» **CHALLENGE**
Quote from the first line below through the line that contains "1.75, 1.877, 2.0]", both included, and leave the pictures out.

====

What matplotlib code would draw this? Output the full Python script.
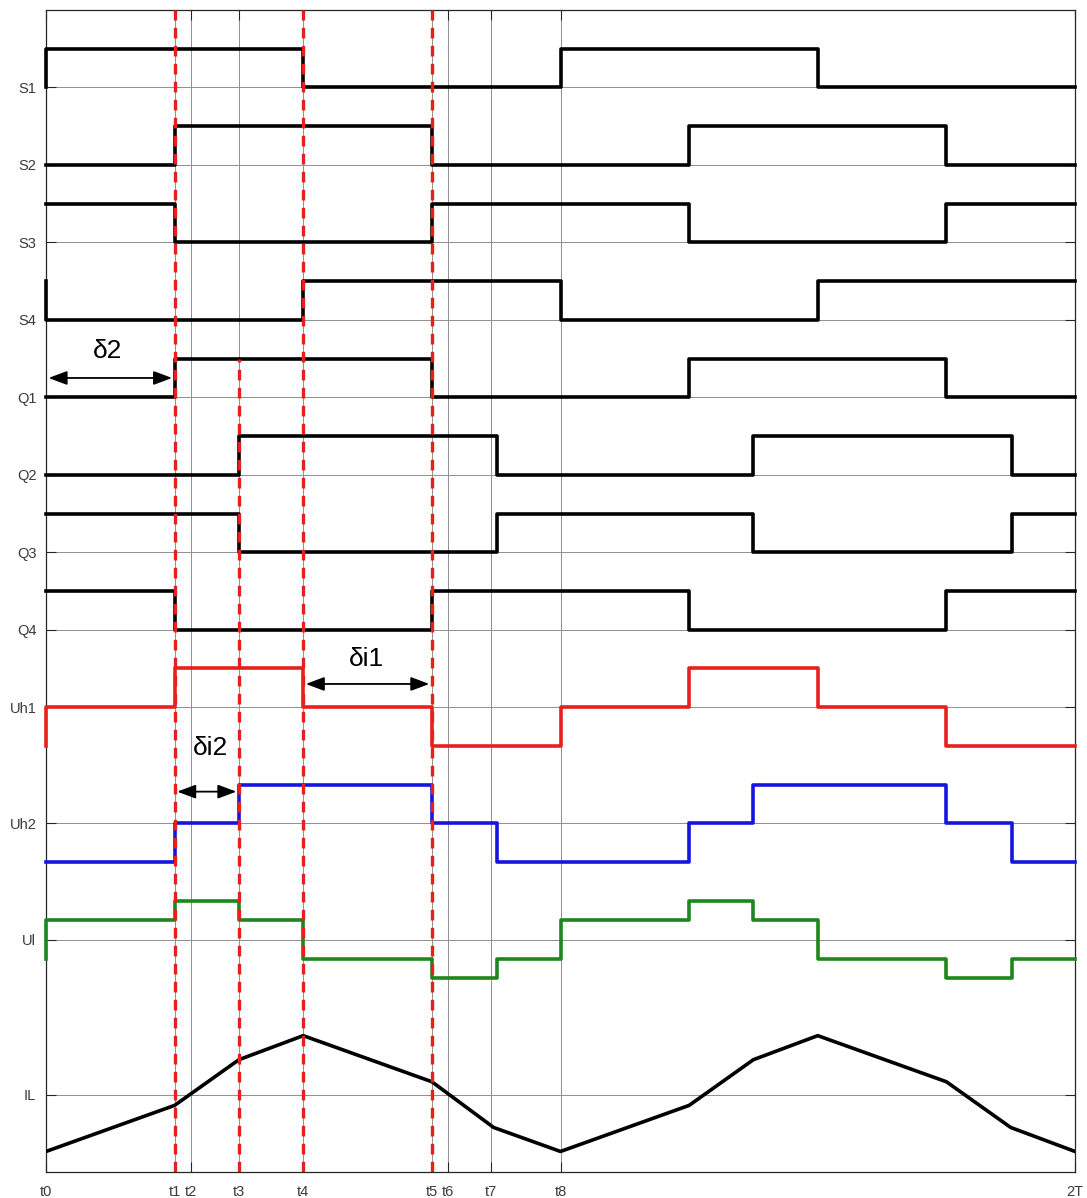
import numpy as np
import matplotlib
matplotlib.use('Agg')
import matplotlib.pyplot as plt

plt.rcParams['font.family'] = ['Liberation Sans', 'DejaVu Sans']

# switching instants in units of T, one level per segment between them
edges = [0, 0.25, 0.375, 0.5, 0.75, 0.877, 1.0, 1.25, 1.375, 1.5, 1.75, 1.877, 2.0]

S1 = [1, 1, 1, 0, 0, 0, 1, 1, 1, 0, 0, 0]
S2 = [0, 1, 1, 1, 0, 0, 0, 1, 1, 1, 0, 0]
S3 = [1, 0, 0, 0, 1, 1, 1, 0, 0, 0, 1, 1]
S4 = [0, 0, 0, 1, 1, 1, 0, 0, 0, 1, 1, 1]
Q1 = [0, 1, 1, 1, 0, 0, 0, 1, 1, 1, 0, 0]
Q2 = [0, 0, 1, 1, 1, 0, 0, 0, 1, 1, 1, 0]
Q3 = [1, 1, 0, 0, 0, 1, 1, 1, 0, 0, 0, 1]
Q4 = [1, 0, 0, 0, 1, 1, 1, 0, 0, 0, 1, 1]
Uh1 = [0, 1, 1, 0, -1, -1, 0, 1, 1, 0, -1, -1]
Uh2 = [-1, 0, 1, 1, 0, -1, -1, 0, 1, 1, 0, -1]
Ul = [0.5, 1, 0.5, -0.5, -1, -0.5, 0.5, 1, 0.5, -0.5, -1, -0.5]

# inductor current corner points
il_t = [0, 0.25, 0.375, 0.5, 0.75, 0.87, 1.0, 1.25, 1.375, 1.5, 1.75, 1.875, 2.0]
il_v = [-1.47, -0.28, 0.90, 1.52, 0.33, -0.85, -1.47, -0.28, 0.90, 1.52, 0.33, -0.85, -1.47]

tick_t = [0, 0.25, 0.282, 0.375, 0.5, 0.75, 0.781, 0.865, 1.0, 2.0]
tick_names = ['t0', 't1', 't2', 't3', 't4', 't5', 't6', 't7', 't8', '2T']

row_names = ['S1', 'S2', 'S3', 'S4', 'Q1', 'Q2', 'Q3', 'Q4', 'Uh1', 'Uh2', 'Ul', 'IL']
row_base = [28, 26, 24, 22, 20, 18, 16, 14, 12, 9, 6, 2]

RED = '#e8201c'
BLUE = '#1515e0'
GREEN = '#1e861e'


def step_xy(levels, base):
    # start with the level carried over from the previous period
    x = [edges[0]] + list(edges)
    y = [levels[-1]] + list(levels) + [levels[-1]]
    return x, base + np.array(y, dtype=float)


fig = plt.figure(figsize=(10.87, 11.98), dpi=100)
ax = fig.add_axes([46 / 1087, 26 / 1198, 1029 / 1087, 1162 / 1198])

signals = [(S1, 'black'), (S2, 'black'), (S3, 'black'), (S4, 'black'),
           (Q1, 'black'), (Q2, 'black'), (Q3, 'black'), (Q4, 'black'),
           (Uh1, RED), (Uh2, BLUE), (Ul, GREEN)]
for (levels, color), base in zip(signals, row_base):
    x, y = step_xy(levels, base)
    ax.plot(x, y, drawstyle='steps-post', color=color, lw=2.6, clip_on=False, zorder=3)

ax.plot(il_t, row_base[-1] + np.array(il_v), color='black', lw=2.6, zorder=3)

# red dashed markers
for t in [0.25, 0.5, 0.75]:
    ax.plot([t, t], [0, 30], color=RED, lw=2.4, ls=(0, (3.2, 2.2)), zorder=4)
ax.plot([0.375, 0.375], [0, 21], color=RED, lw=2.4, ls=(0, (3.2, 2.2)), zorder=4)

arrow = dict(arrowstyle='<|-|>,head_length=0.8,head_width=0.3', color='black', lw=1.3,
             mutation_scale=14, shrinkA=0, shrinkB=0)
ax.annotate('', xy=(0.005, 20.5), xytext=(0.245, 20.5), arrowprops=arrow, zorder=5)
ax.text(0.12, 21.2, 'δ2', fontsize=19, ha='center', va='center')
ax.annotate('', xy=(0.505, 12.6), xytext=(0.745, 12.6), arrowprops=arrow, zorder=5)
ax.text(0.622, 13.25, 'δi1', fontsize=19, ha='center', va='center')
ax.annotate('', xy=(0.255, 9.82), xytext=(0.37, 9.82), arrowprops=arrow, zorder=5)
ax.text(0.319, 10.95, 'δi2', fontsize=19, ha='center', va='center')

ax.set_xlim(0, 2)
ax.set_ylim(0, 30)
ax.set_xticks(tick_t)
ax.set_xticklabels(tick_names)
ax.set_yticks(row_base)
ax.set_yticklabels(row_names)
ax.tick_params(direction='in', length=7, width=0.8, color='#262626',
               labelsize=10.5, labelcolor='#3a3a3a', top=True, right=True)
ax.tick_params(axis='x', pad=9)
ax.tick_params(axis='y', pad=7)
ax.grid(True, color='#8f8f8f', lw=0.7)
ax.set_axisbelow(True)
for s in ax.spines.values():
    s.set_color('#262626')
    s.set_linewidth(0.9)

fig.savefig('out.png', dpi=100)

====

» **OUTPUT OF THE TASK**
What matplotlib code would draw this? Output the full Python script.
import numpy as np
import matplotlib
matplotlib.use('Agg')
import matplotlib.pyplot as plt

plt.rcParams['font.family'] = ['Liberation Sans', 'DejaVu Sans']

# switching instants in units of T, one level per segment between them
edges = [0, 0.25, 0.375, 0.5, 0.75, 0.877, 1.0, 1.25, 1.375, 1.5, 1.75, 1.877, 2.0]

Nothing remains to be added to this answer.